ROME, Sept. 26 (Xinhua) — Italy’s economy is showing signs of improvement as analysts say consumer demand may be on the rise which could help boost economic growth over the final months of the year.
Italy’s new government forecast the economy would expand just 0.1 percent for 2019 as a whole, and 0.4 percent next year, media reported last week, compared to the previous government’s targets of 0.2 percent and 0.8 percent, respectively.
The consensus among economists, investment banks and other financial institutions is now that Italy will see its economy contract by 0.2 percent to growth of 0.1 percent for 2019, with growth of 0.2 percent to 0.5 percent in 2020.
Some analysts are predicting that the coming weeks could show some positive signs as investments from the China-proposed Belt and Road Initiative and the payouts from the government’s minimum “citizen’s income” plan are starting to pay dividends.
The export sector continues to act as an economic driver for the country, and low interest rates from the European Central Bank — with the benchmark rate at the current negative 0.5 percent — is giving companies more access to money.
“I think we can safely say that things are looking better for Italy than they did a few months ago,” said Stefania Tomasini, chief economist with the Italian economic think-tank Prometeia, who told Xinhua that the overall trend is positive.
“I think we will start to see a trickle of good news going forward unless the European economy slips into recession, which is still not likely,” said Tomasini.
She added that increased political stability and more pro-European Union policies from the new government are helping to assuage investor concerns about Italy’s medium-term prospects.
It is not surprising that exporters continue to be a major part of Italy’s economic growth picture, said Massimo Baldini, professor of political science and finance at the University of Modena and Reggio Emilia.

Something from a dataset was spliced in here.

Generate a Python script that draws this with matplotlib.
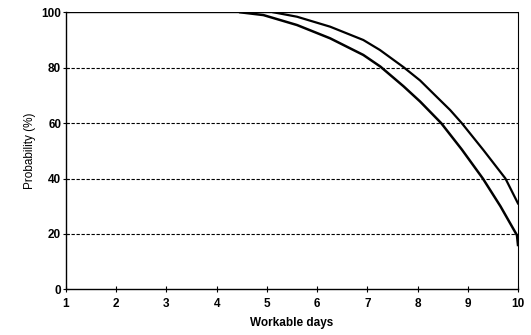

“This is a typical story for Italy, where a few thousand exporters, mostly small and medium-sized companies, perform well under most conditions,” said Baldini.
Baldini agreed with Tomasini that the economy could see some relief over the short term, though he predicted it would not be enough to raise growth levels.
Positive economic news would be a welcome development for the Italian government as it starts to ramp up for what are expected to be difficult negotiations for next year’s budget.
According to Italian media, the government is expected to aim for a budget deficit equal to around 2.3 percent of the country’s gross domestic product, compared to 2.04 percent this year.